◆ **DATASET EXTRACT**
--*--
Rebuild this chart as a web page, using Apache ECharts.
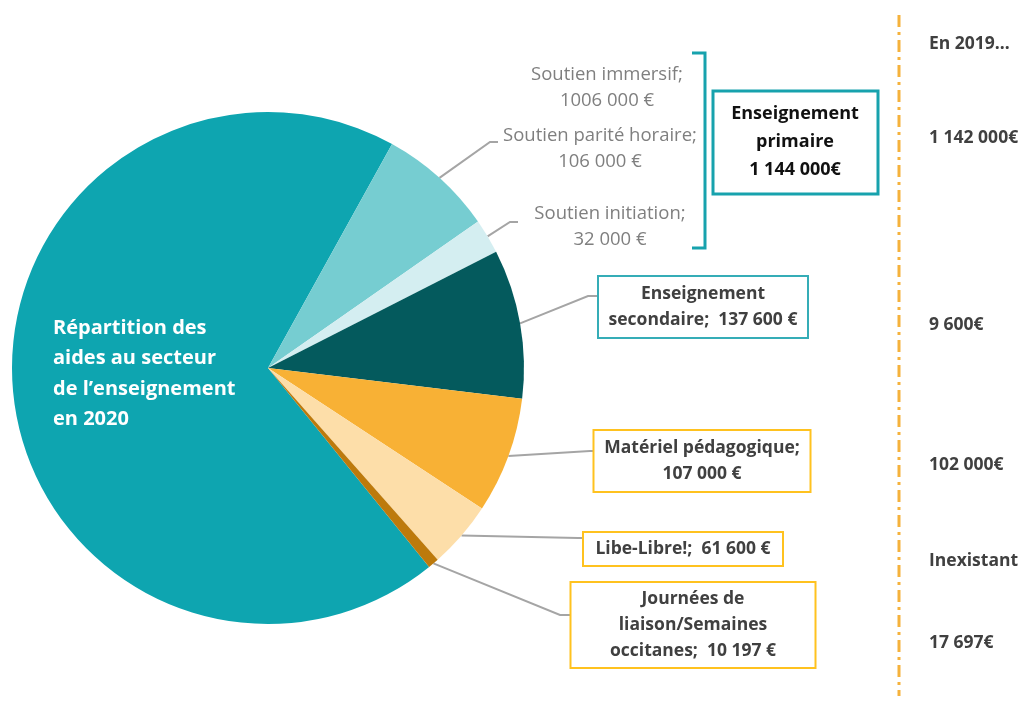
--*--
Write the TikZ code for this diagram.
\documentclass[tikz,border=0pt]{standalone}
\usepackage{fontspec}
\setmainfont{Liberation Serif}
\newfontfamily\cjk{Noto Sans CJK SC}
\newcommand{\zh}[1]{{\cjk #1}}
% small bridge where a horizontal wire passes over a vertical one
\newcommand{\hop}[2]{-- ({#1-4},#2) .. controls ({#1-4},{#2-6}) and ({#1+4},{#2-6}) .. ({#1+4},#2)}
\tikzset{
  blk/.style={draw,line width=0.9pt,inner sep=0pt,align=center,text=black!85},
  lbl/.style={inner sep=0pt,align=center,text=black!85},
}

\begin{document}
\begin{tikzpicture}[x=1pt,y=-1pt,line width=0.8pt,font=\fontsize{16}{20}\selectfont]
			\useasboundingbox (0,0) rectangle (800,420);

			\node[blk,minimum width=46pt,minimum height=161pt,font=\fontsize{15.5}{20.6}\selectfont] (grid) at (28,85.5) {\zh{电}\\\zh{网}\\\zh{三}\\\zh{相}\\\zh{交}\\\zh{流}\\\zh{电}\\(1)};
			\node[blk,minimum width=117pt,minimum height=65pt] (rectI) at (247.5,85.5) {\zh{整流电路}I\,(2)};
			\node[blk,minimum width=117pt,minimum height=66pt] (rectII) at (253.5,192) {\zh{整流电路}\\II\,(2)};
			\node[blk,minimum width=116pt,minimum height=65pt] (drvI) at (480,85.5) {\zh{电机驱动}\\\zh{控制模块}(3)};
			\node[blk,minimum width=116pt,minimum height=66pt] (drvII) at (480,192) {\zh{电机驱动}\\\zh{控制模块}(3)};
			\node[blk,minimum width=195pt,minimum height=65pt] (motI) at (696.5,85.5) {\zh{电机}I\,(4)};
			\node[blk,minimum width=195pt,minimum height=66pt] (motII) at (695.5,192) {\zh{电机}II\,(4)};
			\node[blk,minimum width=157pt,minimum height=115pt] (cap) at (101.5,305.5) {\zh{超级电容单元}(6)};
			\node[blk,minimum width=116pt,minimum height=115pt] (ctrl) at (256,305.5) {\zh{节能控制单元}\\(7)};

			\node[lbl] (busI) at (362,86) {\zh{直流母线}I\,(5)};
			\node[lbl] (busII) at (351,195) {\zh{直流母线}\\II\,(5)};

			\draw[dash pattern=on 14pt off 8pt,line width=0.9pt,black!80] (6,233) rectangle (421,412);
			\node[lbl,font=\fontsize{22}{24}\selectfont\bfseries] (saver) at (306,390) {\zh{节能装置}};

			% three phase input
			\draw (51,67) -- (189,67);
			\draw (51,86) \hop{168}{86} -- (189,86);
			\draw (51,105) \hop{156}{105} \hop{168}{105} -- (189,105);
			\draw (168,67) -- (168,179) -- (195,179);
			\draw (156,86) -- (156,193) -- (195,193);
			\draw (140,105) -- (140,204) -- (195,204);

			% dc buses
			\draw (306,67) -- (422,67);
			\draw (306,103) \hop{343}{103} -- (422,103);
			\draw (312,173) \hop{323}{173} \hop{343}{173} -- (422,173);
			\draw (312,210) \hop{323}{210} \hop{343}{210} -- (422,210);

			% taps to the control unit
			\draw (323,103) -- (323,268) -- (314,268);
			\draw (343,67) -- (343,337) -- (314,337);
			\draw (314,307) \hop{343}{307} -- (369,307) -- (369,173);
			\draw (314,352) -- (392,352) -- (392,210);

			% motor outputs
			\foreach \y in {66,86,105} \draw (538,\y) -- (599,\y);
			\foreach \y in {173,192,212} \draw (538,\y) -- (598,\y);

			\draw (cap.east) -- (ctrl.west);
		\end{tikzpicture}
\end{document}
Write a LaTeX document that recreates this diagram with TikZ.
--*--
Count the lines above that contain the word "diagram", and give only that number.

2